Reliance Eyes AIG's Asian Insurance Arm
Reliance Anil Dhirubhai Ambani Group (ADAG) is looking to buy out the Asian insurance business of AIG. If it goes through, the deal—which would exclude AIG's Indian businesses—would make Reliance South-East Asia's largest life insurer. It could well be the second-largest overseas buyout by an Indian firm. ADAG is likely to be one of several bidders looking to buy these AIG businesses.
Sources told ET that the asking price for American International Assurance Company (AIA), AIG's wholly-owned arm, has been pegged at around $10 billion. Sources said Citibank, acting on behalf of AIA, has approached ADAG to buy out AIA. AIA is AIG's flagship life insurance company for South-East Asia and is the largest life insurer in the region with businesses across South East Asia.
Last month, the US nationalised AIG which was on the brink of collapse with an $85-billion loan and restructured its top management. This was followed by another $38 billion last week. Now, the insurance giant is 80%-owned by the US government.
Last year, Tata Steel had acquired Anglo-Dutch steel major Corus for $12 billion and Hindalco had acquired Novelis for around $7 billion. In comparison, Indian financial services firms have been rather conservative in their international acquisitions.
In most geographies, AIG operates as AIA while in some markets like Australia and New Zealand, it functions as AIG.
When contacted, the R-ADAG spokesperson declined to comment. Sources, however, told ET that the group is interested in the deal, given AIA's dominance in the region.
The Indian group has been spreading its financial services businesses overseas through Reliance Money, the retail brokerage and distribution arm of Reliance Capital. The company recently acquired 15% stake in Hong Kong Mercantile Exchange, which came on the back of a partnership with local firm Goldride Securities, for distributing financial products and services.
Reliance Money, which is looking to generate half of its revenue from abroad by 2013, is actively expanding operations in the Middle East.
Top group executives are currently evaluating options and likely to take a decision soon. "Chances of a deal are 50:50. R-ADAG could be looking at a modest valuation, in the $5-6 billion range. The deal is still at a nascent stage, and there's no certainty that it will go through," said a source.
R-ADAG already has a life insurance venture in India—Reliance Life Insurance—which is an associate company of Reliance Capital, the flagship financial services firm of the group, which has interests in asset management, stock broking, insurance, proprietary investments, private equity and other activities in financial services.
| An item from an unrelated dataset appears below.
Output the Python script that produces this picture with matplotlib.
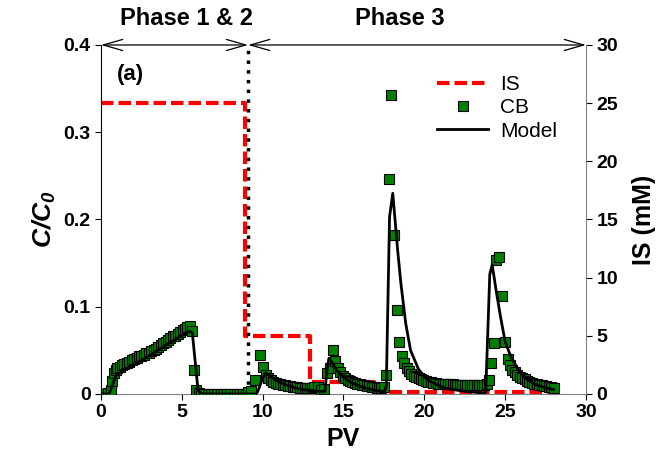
import matplotlib
matplotlib.use("Agg")
import matplotlib.pyplot as plt
from matplotlib.lines import Line2D

plt.rcParams['font.family'] = ['Liberation Sans', 'DejaVu Sans']
plt.rcParams['mathtext.fontset'] = 'custom'
plt.rcParams['mathtext.bf'] = 'Liberation Sans:italic:bold'

# CB measured C/C0 vs PV
cb_pv = [0, 0.15, 0.3, 0.45, 0.6, 0.7, 0.8, 0.9, 1.0, 1.15, 1.3, 1.45, 1.6, 1.75, 1.9,
         2.05, 2.2, 2.35, 2.5, 2.65, 2.8, 2.95, 3.1, 3.25, 3.4, 3.55, 3.7, 3.85, 4.0,
         4.15, 4.3, 4.45, 4.6, 4.75, 4.9, 5.05, 5.2, 5.35, 5.5, 5.6, 5.75, 5.9, 6.05,
         6.2, 6.4, 6.6, 6.8, 7.0, 7.2, 7.4, 7.6, 7.8, 8.0, 8.2, 8.4, 8.6, 8.8, 9.0,
         9.1, 9.3, 9.55, 9.85, 10.05, 10.2, 10.35, 10.5, 10.65, 10.8, 10.95, 11.1,
         11.25, 11.4, 11.55, 11.7, 11.85, 12.0, 12.15, 12.3, 12.45, 12.6, 12.75, 12.9,
         13.05, 13.2, 13.4, 13.6, 13.8, 14.0, 14.15, 14.35, 14.5, 14.65, 14.8, 14.95,
         15.1, 15.25, 15.4, 15.55, 15.7, 15.85, 16.0, 16.15, 16.3, 16.45, 16.6, 16.75,
         16.9, 17.05, 17.2, 17.35, 17.5, 17.65, 17.8, 17.95, 18.1, 18.3, 18.45, 18.6,
         18.75, 18.9, 19.05, 19.2, 19.35, 19.5, 19.65, 19.8, 19.95, 20.1, 20.25, 20.4,
         20.55, 20.7, 20.85, 21.0, 21.15, 21.3, 21.45, 21.6, 21.75, 21.9, 22.05, 22.2,
         22.35, 22.5, 22.65, 22.8, 22.95, 23.1, 23.25, 23.4, 23.55, 23.7, 23.85, 24.0,
         24.15, 24.3, 24.45, 24.6, 24.8, 25.0, 25.15, 25.3, 25.45, 25.6, 25.75, 25.9,
         26.05, 26.2, 26.35, 26.5, 26.65, 26.8, 26.95, 27.1, 27.25, 27.4, 27.55, 27.7,
         27.85, 28.0]
cb_c = [0, 0, 0, 0.001, 0.004, 0.015, 0.024, 0.028, 0.030, 0.031, 0.033, 0.034, 0.036,
        0.037, 0.039, 0.040, 0.041, 0.043, 0.044, 0.045, 0.047, 0.047, 0.049, 0.050,
        0.052, 0.054, 0.056, 0.058, 0.060, 0.062, 0.064, 0.066, 0.067, 0.069, 0.071,
        0.073, 0.075, 0.077, 0.078, 0.072, 0.027, 0.004, 0.001,
        0, 0, 0, 0, 0, 0, 0, 0, 0, 0, 0, 0, 0, 0, 0,
        0.002, 0.003, 0.016, 0.045, 0.031, 0.022, 0.018, 0.016, 0.014, 0.013, 0.012,
        0.011, 0.010, 0.010, 0.009, 0.009, 0.008, 0.008, 0.008, 0.007, 0.007, 0.007,
        0.007, 0.007, 0.007, 0.008, 0.008, 0.005, 0.006, 0.024, 0.030, 0.050, 0.038,
        0.030, 0.025, 0.021, 0.018, 0.016, 0.015, 0.014, 0.013, 0.012, 0.011, 0.010,
        0.010, 0.009, 0.009, 0.008, 0.008, 0.007, 0.007, 0.007, 0.008, 0.022, 0.246,
        0.343, 0.182, 0.096, 0.060, 0.043, 0.035, 0.030, 0.026, 0.023, 0.021, 0.019,
        0.018, 0.017, 0.016, 0.015, 0.014, 0.014, 0.013, 0.013, 0.012, 0.012, 0.012,
        0.011, 0.011, 0.011, 0.011, 0.010, 0.010, 0.010, 0.010, 0.010, 0.010, 0.010,
        0.010, 0.010, 0.010, 0.010, 0.010, 0.010, 0.012, 0.016, 0.036, 0.058, 0.153,
        0.157, 0.112, 0.060, 0.040, 0.033, 0.028, 0.025, 0.022, 0.020, 0.018, 0.017,
        0.015, 0.014, 0.013, 0.012, 0.011, 0.010, 0.010, 0.009, 0.009, 0.008, 0.008,
        0.007]

# model curve
model_pv = [0, 0.5, 0.7, 0.9, 1.2, 2.0, 3.0, 4.0, 5.0, 5.5, 5.65, 6.0, 6.2, 9.6,
            9.7, 10.0, 10.2, 10.5, 11.0, 11.5, 12.0, 12.5, 13.0, 13.5, 13.85,
            14.0, 14.1, 14.3, 14.6, 15.0, 15.5, 16.0, 16.5, 17.0, 17.55,
            17.65, 17.85, 18.05, 18.35, 18.55, 18.85, 19.15, 19.65, 20.2, 21.2, 22.5, 23.7,
            23.8, 24.05, 24.2, 24.45, 24.7, 25.0, 25.35, 25.8, 26.4, 27.0, 27.5, 28.0]
model_c = [0, 0, 0.010, 0.020, 0.025, 0.033, 0.044, 0.056, 0.067, 0.072, 0.070, 0.005, 0, 0,
           0.003, 0.018, 0.024, 0.020, 0.014, 0.010, 0.007, 0.005, 0.004, 0.003, 0.003,
           0.030, 0.041, 0.036, 0.027, 0.019, 0.013, 0.009, 0.006, 0.004, 0.003,
           0.010, 0.203, 0.230, 0.165, 0.127, 0.081, 0.050, 0.028, 0.016, 0.007, 0.003, 0.001,
           0.002, 0.137, 0.148, 0.118, 0.090, 0.060, 0.043, 0.028, 0.016, 0.010, 0.007, 0.005]

# ionic strength steps (mM)
is_pv = [0, 8.93, 8.93, 12.95, 12.95, 16.9, 16.9, 28.0]
is_mm = [25, 25, 5, 5, 1, 1, 0.15, 0.15]

phase_split = 9.1

fig = plt.figure(figsize=(6.67, 4.74), dpi=100)
ax = fig.add_axes([0.1514, 0.1688, 0.7271, 0.7363])
ax2 = ax.twinx()

ax2.plot(is_pv, is_mm, color='red', lw=3, dashes=(3, 1.2), zorder=2)
ax.plot(cb_pv, cb_c, 's', color='green', markersize=7.5, markeredgecolor='black',
        markeredgewidth=0.8, zorder=3)
ax.plot(model_pv, model_c, color='black', lw=2, zorder=4)
ax.set_zorder(ax2.get_zorder() + 1)
ax.patch.set_visible(False)

ax.axvline(phase_split, color='black', ls=(0, (1, 1.8)), lw=2.5)

ax.set_xlim(0, 30)
ax.set_ylim(0, 0.4)
ax2.set_ylim(0, 30)
ax.set_xticks([0, 5, 10, 15, 20, 25, 30])
ax.set_yticks([0, 0.1, 0.2, 0.3, 0.4])
ax.set_yticklabels(['0', '0.1', '0.2', '0.3', '0.4'])
ax2.set_yticks([0, 5, 10, 15, 20, 25, 30])

for a in (ax, ax2):
    a.spines['top'].set_visible(False)
    a.tick_params(labelsize=14, length=4, width=0.8)
    for lab in a.get_xticklabels() + a.get_yticklabels():
        lab.set_fontweight('bold')
ax.spines['bottom'].set_color('grey')
ax.spines['left'].set_color('black')
ax.spines['left'].set_linewidth(0.8)
ax2.spines['right'].set_color('grey')
ax2.spines['left'].set_visible(False)
ax.spines['right'].set_visible(False)
ax2.spines['bottom'].set_visible(False)

ax.set_xlabel('PV', fontsize=18, fontweight='bold')
ax.set_ylabel('C/C$_\\mathbf{0}$', fontsize=19,
              fontweight='bold', fontstyle='italic')
ax2.set_ylabel('IS (mM)', fontsize=18, fontweight='bold', labelpad=10)

# phase arrows along the top
arr = dict(arrowstyle='<->,head_length=0.7,head_width=0.2', color='black', lw=0.9,
           mutation_scale=20, shrinkA=0, shrinkB=0)
ax.annotate('', xy=(0, 0.4), xytext=(phase_split, 0.4), arrowprops=arr,
            annotation_clip=False)
ax.annotate('', xy=(phase_split, 0.4), xytext=(30, 0.4), arrowprops=arr,
            annotation_clip=False)
fig.text(0.279, 0.962, 'Phase 1 & 2', fontsize=17, fontweight='bold', ha='center', va='center')
fig.text(0.599, 0.962, 'Phase 3', fontsize=17, fontweight='bold', ha='center', va='center')

ax.text(1.8, 0.366, '(a)', fontsize=16, fontweight='bold', ha='center', va='center')

handles = [Line2D([], [], color='red', lw=3, dashes=(3, 1.2)),
           Line2D([], [], ls='none', marker='s', color='green', markersize=7.5,
                  markeredgecolor='black', markeredgewidth=0.8),
           Line2D([], [], color='black', lw=2)]
ax.legend(handles, ['IS', 'CB', 'Model'], loc='upper left', bbox_to_anchor=(0.676, 0.937),
          frameon=False, fontsize=15, handlelength=2.45, handletextpad=0.58,
          labelspacing=0.2, borderaxespad=0)

fig.savefig('out.png', dpi=100)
In India, AIG has a 24:76 life insurance joint venture with the Tatas. This business is unlikely to be part of the proposed deal with Reliance-ADAG, as the Tatas may have a right of first refusal in any sale by AIG.
AIG, which had assets in excess of $1 trillion in 2007, has been looking to sell parts of its businesses and assets and focus on the core general insurance business. AIG's move to sell AIA is at variance with its earlier statement to retain a continuing ownership interest in its foreign life insurance operations.
Life insurance and retirement services business is the largest revenue generator for AIG. Out of the total revenues of $110 billion in 2007, life insurance generated $53.6 billion and general insurance $51.7 billion. Asset management and other financial services are comparatively smaller business areas of AIG globally.
In 2007, AIG generated $92.7 billion worth of aggregate business, which includes premium, deposits and other considerations from life insurance and retirement services businesses. Out of this, $67.5 billion came from operations outside the US. Besides AIA, this also represents businesses from other units of AIG spreading across Europe, Latin America and Japan.